Pero lo que debemos entender es que esta experiencia-cumbre es momentánea, que esta gracia de iluminación espiritual no es un fin en sí mismo, sino un don que nos ha sido regalado para fortalecer nuestra fe en el difícil camino que aún debemos recorrer. 

Subir al monte es necesario, pero quedarse allí es una equivocación. Cristo nos llama a bajar, a dejarnos vencer, a dejarnos transformar por el amor de Dios.

Bajar del monte es comprender el sentido de la vida que nos muestra el Señor y acompañar a los que sufren, a los perdidos en lo profundo de la llanura, ésa es la misión. Ser testigos de nuestra experiencia con el Señor y ser reflejos de su amor.

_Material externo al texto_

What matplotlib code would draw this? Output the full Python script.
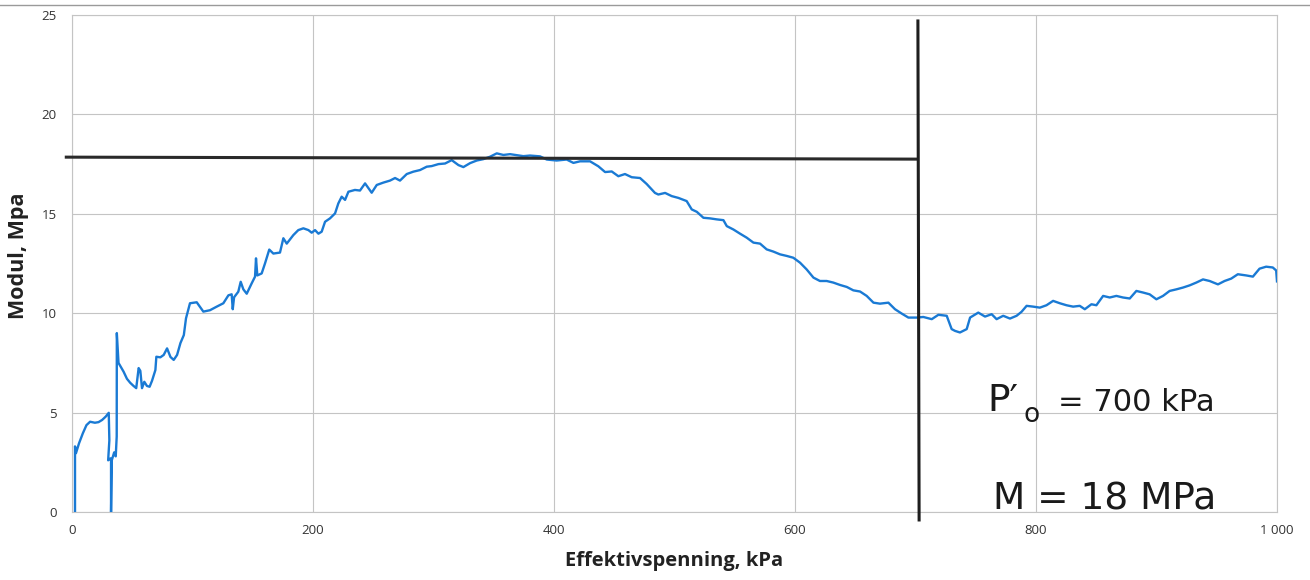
import matplotlib
matplotlib.use("Agg")
import matplotlib.pyplot as plt
from matplotlib.lines import Line2D

# Effective stress (kPa) and constrained modulus (MPa) from the oedometer test
stress_kpa = [
    2.5, 2.5, 3.3, 5.8, 9.0, 12.0, 15.0, 19.0, 22.0, 25.0, 28.0, 30.5,
    31.0, 30.0, 32.0, 32.4, 32.4, 33.0, 35.0, 36.3, 36.8, 37.1, 37.2,
    38.6, 40.5, 42.8, 45.6, 48.3, 51.1, 53.3, 55.3, 56.7, 58.1, 60.0,
    62.2, 64.4, 66.4, 69.2, 70.0, 73.3, 76.1, 78.9, 81.7, 84.4, 87.2,
    90.0, 92.8, 94.6, 97.9, 103.5, 109.0, 114.5, 120.1, 125.6, 129.8,
    132.5, 133.4, 134.5, 138.0, 140.0, 142.2, 145.0, 149.1, 151.9, 152.7,
    153.8, 157.4, 160.2, 163.7, 167.1, 172.6, 175.4, 178.2, 183.7, 187.8,
    192.0, 196.2, 198.9, 201.7, 204.5, 207.2, 210.0, 214.1, 218.3, 221.0,
    223.8, 226.6, 229.4, 234.8, 239.0, 243.2, 248.7, 252.9, 258.4, 263.9,
    268.1, 272.2, 277.8, 283.3, 288.8, 294.4, 298.5, 304.1, 309.6, 315.1,
    320.7, 324.8, 330.4, 335.9, 341.4, 346.9, 352.5, 358.0, 363.5, 369.1,
    374.6, 380.1,
    388.4, 394.0, 402.2, 410.5, 416.1, 421.6, 429.9, 436.8, 442.4, 447.9,
    453.4, 458.9, 464.5, 471.4, 476.9, 483.8, 486.6, 492.2, 497.7, 503.2,
    510.1, 514.3, 518.5, 524.0, 529.5, 535.0, 540.6, 543.4, 548.9, 554.4,
    559.9, 565.5, 571.0, 576.5, 582.0, 587.6, 593.2, 598.6, 604.2, 609.7,
    615.3, 620.7, 626.3, 631.8, 637.4, 643.0, 648.4, 654.0, 659.5, 665.1,
    670.5, 677.5, 683.0, 688.6, 694.1, 701.0, 706.5, 713.5, 719.0,
    725.9, 730.0, 732.8, 736.9, 742.5, 745.3, 752.1, 757.7, 763.2, 767.3,
    772.8, 778.4, 783.9, 788.0, 792.2, 797.7, 803.2, 808.7, 814.2, 819.8,
    825.3, 830.8, 836.3, 840.5, 846.0, 850.1, 855.7, 861.2, 866.7, 872.2,
    877.8, 883.3, 888.8, 894.3, 899.9, 905.4, 910.9, 916.5, 922.0, 927.5,
    933.0, 938.6, 944.1, 951.0, 956.5, 962.0, 967.5, 974.4, 980.0, 985.5,
    991.0, 996.5, 999.3, 1000.0,
]
modulus_mpa = [
    0.0, 3.3, 2.96, 3.45, 3.96, 4.37, 4.54, 4.49, 4.52, 4.63, 4.8, 4.99,
    3.6, 2.6, 2.7, 2.6, 0.0, 2.6, 3.0, 2.8, 3.5, 3.8, 9.0,
    7.5, 7.3, 7.06, 6.7, 6.5, 6.34, 6.23, 7.24, 7.1, 6.23, 6.55,
    6.34, 6.3, 6.6, 7.14, 7.81, 7.78, 7.9, 8.23, 7.8, 7.65, 7.9,
    8.5, 8.9, 9.74, 10.5, 10.55, 10.08, 10.15, 10.33, 10.5, 10.9,
    10.95, 10.2, 10.8, 11.08, 11.58, 11.2, 10.98, 11.5, 11.84, 12.76,
    11.9, 12.0, 12.51, 13.2, 13.0, 13.05, 13.77, 13.5, 13.93, 14.18,
    14.27, 14.18, 14.05, 14.18, 14.0, 14.1, 14.6, 14.77, 15.02, 15.52,
    15.86, 15.7, 16.11, 16.2, 16.17, 16.53, 16.06, 16.45, 16.57, 16.67,
    16.8, 16.67, 17.0, 17.12, 17.2, 17.37, 17.4, 17.5, 17.53, 17.7,
    17.45, 17.35, 17.55, 17.68, 17.75, 17.87, 18.04, 17.96, 18.0, 17.95,
    17.9, 17.93,
    17.89, 17.73, 17.68, 17.73, 17.56, 17.64, 17.64, 17.39, 17.1, 17.13,
    16.89, 17.0, 16.84, 16.8, 16.5, 16.05, 15.97, 16.05, 15.89, 15.8,
    15.64, 15.22, 15.1, 14.8, 14.77, 14.72, 14.68, 14.38, 14.21, 14.0,
    13.8, 13.55, 13.5, 13.21, 13.1, 12.96, 12.88, 12.79, 12.54, 12.2,
    11.79, 11.62, 11.62, 11.54, 11.42, 11.32, 11.15, 11.09, 10.87, 10.53,
    10.48, 10.53, 10.2, 9.98, 9.78, 9.78, 9.81, 9.7, 9.92,
    9.87, 9.2, 9.11, 9.03, 9.2, 9.78, 10.03, 9.83, 9.95, 9.7,
    9.87, 9.73, 9.87, 10.07, 10.37, 10.33, 10.28, 10.4, 10.62, 10.5,
    10.4, 10.33, 10.37, 10.2, 10.45, 10.4, 10.87, 10.79, 10.87, 10.79,
    10.74, 11.12, 11.04, 10.95, 10.7, 10.87, 11.12, 11.2, 11.29, 11.4,
    11.54, 11.7, 11.62, 11.45, 11.62, 11.74, 11.96, 11.9, 11.84, 12.24,
    12.34, 12.3, 12.15, 11.6,
]

x_ticks = [0, 200, 400, 600, 800, 1000]
x_tick_labels = ["0", "200", "400", "600", "800", "1 000"]
y_ticks = [0, 5, 10, 15, 20, 25]

# Preconsolidation stress and modulus
p0_kpa = 700
m_line_mpa = [17.85, 17.75]
m_line_kpa = [-6, 702]

plt.rcParams["font.family"] = ["Open Sans", "DejaVu Sans"]

fig = plt.figure(figsize=(13.1, 5.8), dpi=100)
ax = fig.add_axes([72 / 1310, 68 / 580, 1205 / 1310, 497 / 580])

ax.plot(stress_kpa, modulus_mpa, color="#1a7ad4", lw=1.7, zorder=3,
        solid_joinstyle="round")

# Hand-drawn construction lines
ax.plot(m_line_kpa, m_line_mpa, color="#2a2a2a", lw=2.2, zorder=4,
        clip_on=False, solid_capstyle="butt")
ax.plot([p0_kpa + 2, p0_kpa + 3], [24.7, -0.4], color="#1e1e1e", lw=2.2,
        zorder=4, clip_on=False)

ax.set_xlim(0, 1000)
ax.set_ylim(0, 25)
ax.set_xticks(x_ticks)
ax.set_xticklabels(x_tick_labels)
ax.set_yticks(y_ticks)
ax.tick_params(axis="both", length=0, labelsize=9.5, colors="#333333")
ax.tick_params(axis="y", pad=11)
ax.tick_params(axis="x", pad=9)
ax.grid(True, color="#c4c4c4", lw=0.8)
for s in ax.spines.values():
    s.set_color("#c4c4c4")
    s.set_linewidth(0.8)

ax.set_xlabel("Effektivspenning, kPa", fontsize=14.5, fontweight="bold",
              color="#222222", labelpad=10)
ax.set_ylabel("Modul, Mpa", fontsize=15.5, fontweight="bold",
              color="#222222")
ax.yaxis.set_label_coords(-0.036, 0.515)

# Handwritten notes
note_kw = dict(color="#1a1a1a", family="DejaVu Sans", zorder=5)
ax.text(760, 5.1, "P\u2032", fontsize=27, **note_kw)
ax.text(790, 4.55, "o", fontsize=19, **note_kw)
ax.text(818, 5.1, "= 700 kPa", fontsize=22, **note_kw)
ax.text(764, 0.15, "M = 18 MPa", fontsize=27, **note_kw)

# Scanner edge along the top of the page
fig.add_artist(Line2D([0, 1], [1 - 5 / 580, 1 - 5 / 580], color="#9a9a9a",
                      lw=1.0, transform=fig.transFigure))

fig.savefig("out.png", dpi=100)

Bajar significa mirar hacia el mundo de una forma nueva, implica aprender a morir dando la vida. Es volver con Jesús al mundo que hemos dejado, retornando al sufrimiento y a la injusticia del valle. Pero eso sí, ahora con una nueva visión de nuestra misión: Bajar del monte para morir por los demás.

Bajar conlleva renunciar a todo, “dejarnos ir”, y re-aprender casi todo lo que antes hemos aprendido: ¡Tenemos que aprender a morir, en sentido radical, aprender a dar la vida, a vivir en, con y para los demás!

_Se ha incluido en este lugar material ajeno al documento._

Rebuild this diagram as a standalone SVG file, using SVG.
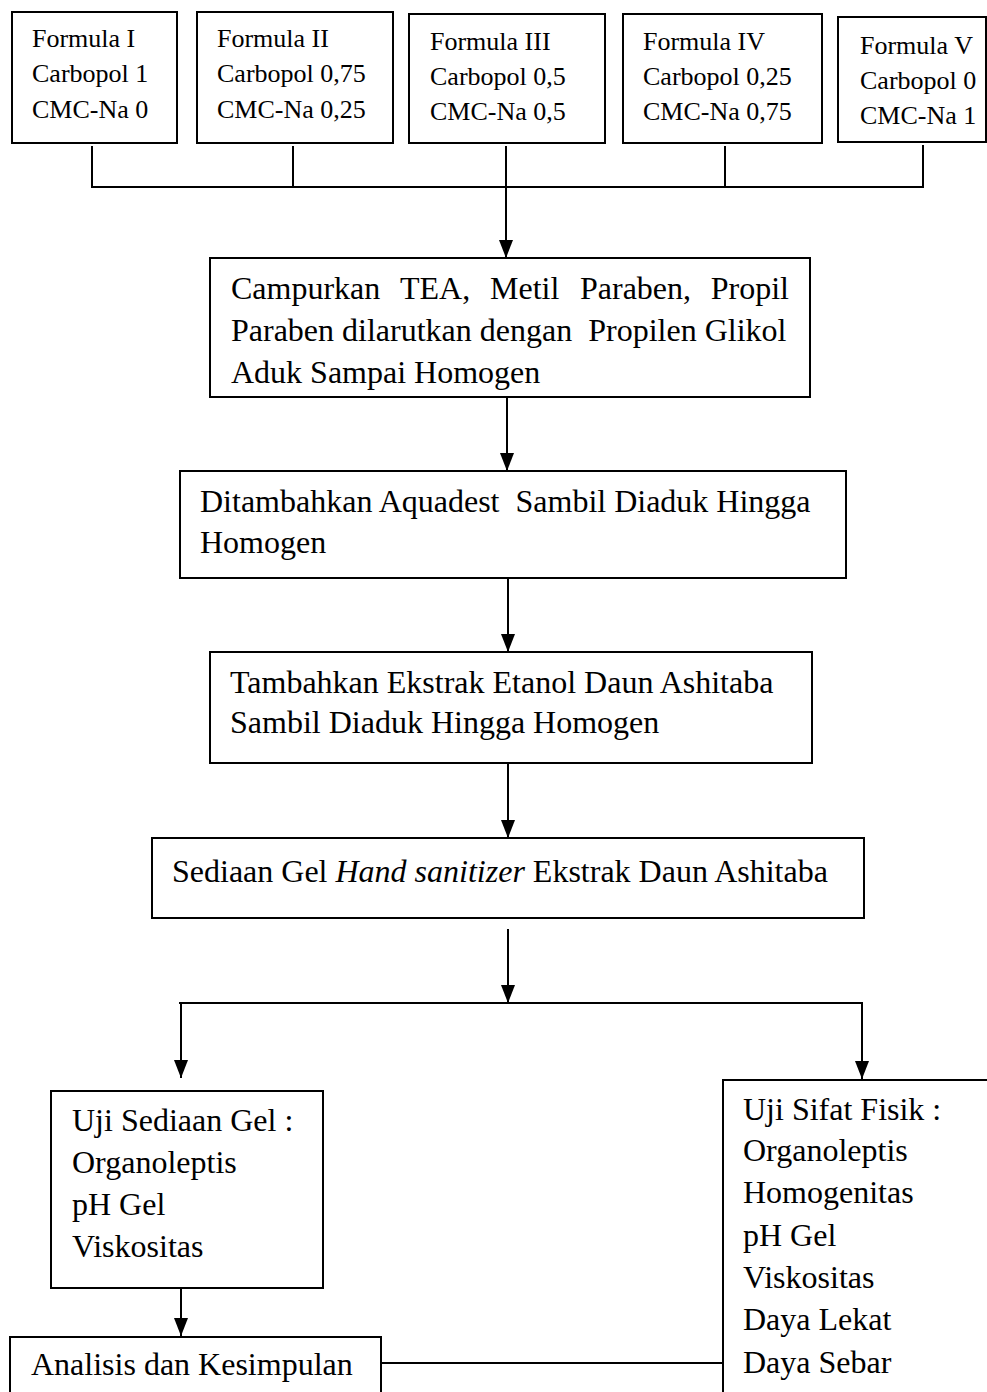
<svg xmlns="http://www.w3.org/2000/svg" width="987" height="1392" viewBox="0 0 987 1392">
<style>
  .box { fill: #fff; stroke: #000; stroke-width: 2; }
  .t { font-family: "Liberation Serif", "Times New Roman", serif; font-size: 32px; fill: #000; }
  .s { font-family: "Liberation Serif", "Times New Roman", serif; font-size: 26px; fill: #000; }
  .ln { fill: none; stroke: #000; stroke-width: 2; }
</style>
<defs>
  <marker id="arr" viewBox="0 0 18 14" refX="18" refY="7" markerWidth="18" markerHeight="14" markerUnits="userSpaceOnUse" orient="auto">
    <path d="M0,0 L18,7 L0,14 z" fill="#000"/>
  </marker>
</defs>
<rect width="987" height="1392" fill="#fff"/>

<g id="connectors">
  <polyline class="ln" points="92,146 92,187 923,187 923,145"/>
  <line class="ln" x1="293" y1="146" x2="293" y2="187"/>
  <line class="ln" x1="725" y1="146" x2="725" y2="187"/>
  <line class="ln" x1="506" y1="146" x2="506" y2="187"/>
  <line class="ln" x1="506" y1="187" x2="506" y2="258" marker-end="url(#arr)"/>
  <line class="ln" x1="507" y1="398" x2="507" y2="471" marker-end="url(#arr)"/>
  <line class="ln" x1="508" y1="578" x2="508" y2="652" marker-end="url(#arr)"/>
  <line class="ln" x1="508" y1="764" x2="508" y2="838" marker-end="url(#arr)"/>
  <line class="ln" x1="508" y1="929" x2="508" y2="1003" marker-end="url(#arr)"/>
  <line class="ln" x1="179" y1="1003" x2="863" y2="1003"/>
  <line class="ln" x1="181" y1="1003" x2="181" y2="1078" marker-end="url(#arr)"/>
  <line class="ln" x1="862" y1="1003" x2="862" y2="1079" marker-end="url(#arr)"/>
  <line class="ln" x1="181" y1="1288" x2="181" y2="1336" marker-end="url(#arr)"/>
  <line class="ln" x1="381" y1="1363" x2="723" y2="1363"/>
</g>

<g id="formula1">
  <rect class="box" x="12" y="12" width="165" height="131"/>
  <text class="s" x="32" y="47">Formula I</text>
  <text class="s" x="32" y="82">Carbopol 1</text>
  <text class="s" x="32" y="118">CMC-Na 0</text>
</g>
<g id="formula2">
  <rect class="box" x="197" y="12" width="196" height="131"/>
  <text class="s" x="217" y="47">Formula II</text>
  <text class="s" x="217" y="82">Carbopol 0,75</text>
  <text class="s" x="217" y="118">CMC-Na 0,25</text>
</g>
<g id="formula3">
  <rect class="box" x="409" y="14" width="196" height="129"/>
  <text class="s" x="430" y="50">Formula III</text>
  <text class="s" x="430" y="85">Carbopol 0,5</text>
  <text class="s" x="430" y="120">CMC-Na 0,5</text>
</g>
<g id="formula4">
  <rect class="box" x="623" y="14" width="199" height="129"/>
  <text class="s" x="643" y="50">Formula IV</text>
  <text class="s" x="643" y="85">Carbopol 0,25</text>
  <text class="s" x="643" y="120">CMC-Na 0,75</text>
</g>
<g id="formula5">
  <rect class="box" x="838" y="17" width="148" height="125"/>
  <text class="s" x="860" y="54">Formula V</text>
  <text class="s" x="860" y="89">Carbopol 0</text>
  <text class="s" x="860" y="124">CMC-Na 1</text>
</g>

<g id="campurkan">
  <rect class="box" x="210" y="258" width="600" height="139"/>
  <text class="t" y="299"><tspan x="231">Campurkan</tspan><tspan x="400">TEA,</tspan><tspan x="490">Metil</tspan><tspan x="580">Paraben,</tspan><tspan x="789" text-anchor="end">Propil</tspan></text>
  <text class="t" x="231" y="341" xml:space="preserve">Paraben dilarutkan dengan  Propilen Glikol</text>
  <text class="t" x="231" y="383">Aduk Sampai Homogen</text>
</g>

<g id="aquadest">
  <rect class="box" x="180" y="471" width="666" height="107"/>
  <text class="t" x="200" y="512" xml:space="preserve">Ditambahkan Aquadest  Sambil Diaduk Hingga</text>
  <text class="t" x="200" y="553">Homogen</text>
</g>

<g id="ekstrak">
  <rect class="box" x="210" y="652" width="602" height="111"/>
  <text class="t" x="230" y="693">Tambahkan Ekstrak Etanol Daun Ashitaba</text>
  <text class="t" x="230" y="733">Sambil Diaduk Hingga Homogen</text>
</g>

<g id="sediaan">
  <rect class="box" x="152" y="838" width="712" height="80"/>
  <text class="t" x="172" y="882">Sediaan Gel <tspan font-style="italic">Hand sanitizer</tspan> Ekstrak Daun Ashitaba</text>
</g>

<g id="uji-sediaan">
  <rect class="box" x="51" y="1091" width="272" height="197"/>
  <text class="t" x="72" y="1131">Uji Sediaan Gel :</text>
  <text class="t" x="72" y="1173">Organoleptis</text>
  <text class="t" x="72" y="1215">pH Gel</text>
  <text class="t" x="72" y="1257">Viskositas</text>
</g>

<g id="uji-sifat">
  <rect class="box" x="723" y="1080" width="300" height="340"/>
  <text class="t" x="743" y="1120">Uji Sifat Fisik :</text>
  <text class="t" x="743" y="1161">Organoleptis</text>
  <text class="t" x="743" y="1203">Homogenitas</text>
  <text class="t" x="743" y="1246">pH Gel</text>
  <text class="t" x="743" y="1288">Viskositas</text>
  <text class="t" x="743" y="1330">Daya Lekat</text>
  <text class="t" x="743" y="1373">Daya Sebar</text>
</g>

<g id="analisis">
  <rect class="box" x="10" y="1337" width="371" height="100"/>
  <text class="t" x="31" y="1375">Analisis dan Kesimpulan</text>
</g>
</svg>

Bajar es aprender a poner nuestras vidas en manos de Dios, que promete sostenernos, guiarnos y protegernos, incluso cuando el mal amenaza con vencernos o cuando nuestra fe parece apagarse.

Seguir a Jesús implica mucho más que tener la certeza de que Él es el Mesías, significa sanarnos de nuestra ceguera espiritual, que nos impide ver las exigencias del amor que nos lleva a sacrificarnos por el Reino

Seguir a Jesús significa desprendernos de todo, dejar que pase todo, llenos y convencidos del poder del amor de Dios, negarnos a nosotros mismos, cargar con nuestra cruz como parte de la búsqueda del Reino. Al igual que nuestro Señor, despojarnos de nosotros mismos, convirtiéndonos en servidores, humillándonos y siendo obedientes hasta la muerte.

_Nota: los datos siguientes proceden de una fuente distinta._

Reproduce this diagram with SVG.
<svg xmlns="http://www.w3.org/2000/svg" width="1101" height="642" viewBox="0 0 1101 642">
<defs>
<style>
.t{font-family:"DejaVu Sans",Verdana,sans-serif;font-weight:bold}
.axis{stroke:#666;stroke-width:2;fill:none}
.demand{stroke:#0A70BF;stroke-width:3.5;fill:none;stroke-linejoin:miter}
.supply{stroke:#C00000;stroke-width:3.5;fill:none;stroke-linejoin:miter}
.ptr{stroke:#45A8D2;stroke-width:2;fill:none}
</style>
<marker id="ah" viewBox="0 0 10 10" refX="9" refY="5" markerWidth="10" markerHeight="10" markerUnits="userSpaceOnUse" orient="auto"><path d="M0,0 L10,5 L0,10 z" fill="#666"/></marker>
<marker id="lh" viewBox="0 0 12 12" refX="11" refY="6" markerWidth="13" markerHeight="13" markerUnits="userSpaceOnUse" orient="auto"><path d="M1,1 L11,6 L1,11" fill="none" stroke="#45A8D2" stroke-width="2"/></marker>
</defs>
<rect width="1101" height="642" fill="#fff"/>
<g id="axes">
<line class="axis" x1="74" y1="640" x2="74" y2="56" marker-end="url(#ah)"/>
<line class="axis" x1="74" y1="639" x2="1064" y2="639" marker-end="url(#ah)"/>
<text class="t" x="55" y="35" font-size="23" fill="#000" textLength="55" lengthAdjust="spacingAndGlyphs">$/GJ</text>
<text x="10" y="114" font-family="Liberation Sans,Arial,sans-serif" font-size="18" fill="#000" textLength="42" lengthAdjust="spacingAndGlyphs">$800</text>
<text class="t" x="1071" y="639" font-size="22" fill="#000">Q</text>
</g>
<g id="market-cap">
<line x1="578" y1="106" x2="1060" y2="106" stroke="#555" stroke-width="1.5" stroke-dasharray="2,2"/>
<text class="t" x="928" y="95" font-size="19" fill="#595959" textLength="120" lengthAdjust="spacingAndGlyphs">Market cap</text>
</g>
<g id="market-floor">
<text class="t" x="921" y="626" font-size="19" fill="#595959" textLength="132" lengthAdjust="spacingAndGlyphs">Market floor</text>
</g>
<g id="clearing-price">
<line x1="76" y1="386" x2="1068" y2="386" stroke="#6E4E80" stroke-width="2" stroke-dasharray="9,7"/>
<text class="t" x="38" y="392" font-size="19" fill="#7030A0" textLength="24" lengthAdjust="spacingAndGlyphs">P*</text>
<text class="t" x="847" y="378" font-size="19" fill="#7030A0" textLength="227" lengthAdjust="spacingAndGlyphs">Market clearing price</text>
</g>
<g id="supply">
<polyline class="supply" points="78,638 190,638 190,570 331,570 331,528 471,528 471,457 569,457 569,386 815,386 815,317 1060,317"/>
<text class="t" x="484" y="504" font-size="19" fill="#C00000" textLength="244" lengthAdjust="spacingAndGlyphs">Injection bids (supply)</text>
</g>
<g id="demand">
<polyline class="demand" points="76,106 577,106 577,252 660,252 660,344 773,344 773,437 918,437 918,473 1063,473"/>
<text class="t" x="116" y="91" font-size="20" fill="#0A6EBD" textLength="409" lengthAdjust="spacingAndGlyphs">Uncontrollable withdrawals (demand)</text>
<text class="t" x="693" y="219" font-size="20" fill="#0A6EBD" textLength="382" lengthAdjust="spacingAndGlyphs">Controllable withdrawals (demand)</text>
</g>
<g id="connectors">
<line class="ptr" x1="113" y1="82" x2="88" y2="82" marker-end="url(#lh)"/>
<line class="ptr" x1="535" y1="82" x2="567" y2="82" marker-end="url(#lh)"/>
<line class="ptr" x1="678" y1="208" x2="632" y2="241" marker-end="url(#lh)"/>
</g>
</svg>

La cruz y la muerte no nos debe preocupar, no nos debe atemorizar porque lo que deseamos es hacer la voluntad de Dios, que nos ha concedido estar con Él en la cumbre del monte Tabor, mirar desde arriba, a lo lejos y ver el cielo prometido, la gloria de la venida del Señor. Pero bajar, debemos bajar.